Dealing with data in a smart and deliberate way is a positive thing. On the other hand, being cautious owing to unthinking scepticism vis-à-vis innovation is something that I view as an obstacle to innovation. We have both of these scenarios present in Germany. But other countries are exactly the same – I can’t see any convincing empirical evidence to indicate that we Germans are overcautious or particularly averse to technology. I hope that smart pan-European regulations on data protection will help to reduce the level of uncertainty among people here. Innovations bring new benefits but often carry new risks, too – so this is not a new phenomenon.

You are one of the co-founders of the Munich Center for Internet Research. What are the initiative’s objectives?

The Internet is much more than an important technology – it has become a new space for social and economic interaction. In Germany, we don’t yet have any research institutions with global visibility working on this phenomenon. That is why several scientists from universities and research institutions got together in Munich and came up with the idea for a new and interdisciplinary research centre. The Munich Center for Internet Research (MCIR) entered into operation in December 2015 as a new research centre of the Bavarian Academy of Sciences and Humanities. It will be studying the transformation of society associated with the Internet and digitization, and will provide guidance with a view to shaping it successfully.

To what extent do you use the Internet and social media yourself?
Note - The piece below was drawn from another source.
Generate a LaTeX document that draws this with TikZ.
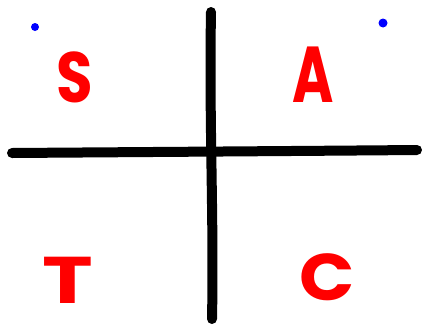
\documentclass[tikz,border=0pt]{standalone}
\usepackage{fontspec}
\setmainfont{Poppins}
\begin{document}
\begin{tikzpicture}[x=1pt,y=-1pt,
  axis/.style={line width=10pt,line cap=round,black},
  letter/.style={text=red,font=\fontsize{66}{66}\selectfont\bfseries,inner sep=0pt,anchor=center},
  blue dot/.style={fill=blue,draw=none}]
\useasboundingbox (0,0) rectangle (422,327);
\coordinate (vt) at (211,12);
\coordinate (vb) at (212,319);
\coordinate (hl) at (12,153);
\coordinate (hr) at (417,150);
\draw[axis] (vt) .. controls (209,120) and (214,220) .. (vb);
\draw[axis] (hl) .. controls (150,152) and (300,151) .. (hr);
\node[letter,xscale=0.9,yscale=1.08] (S) at (75,77) {S};
\node[letter,xscale=0.85,yscale=1.2] (A) at (313,75) {A};
\node[letter,xscale=1.3] (T) at (68,280) {T};
\node[letter,xscale=1.1] (C) at (327,277) {C};
\fill[blue dot] (35,27) circle (4pt);
\fill[blue dot] (383,23) circle (4.5pt);
\end{tikzpicture}
\end{document}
I use the Internet almost all the time – both for communication and as a platform for my research work. E-mailing and video conferencing have been joined by a number of project management tools over the years. Personally, I’m a bit more reserved when it comes to social media. And having long worked with very large data records on patents and publications, I find that the use of big data and the cloud come fairly naturally to me in my research.

Thank you very much for talking to us!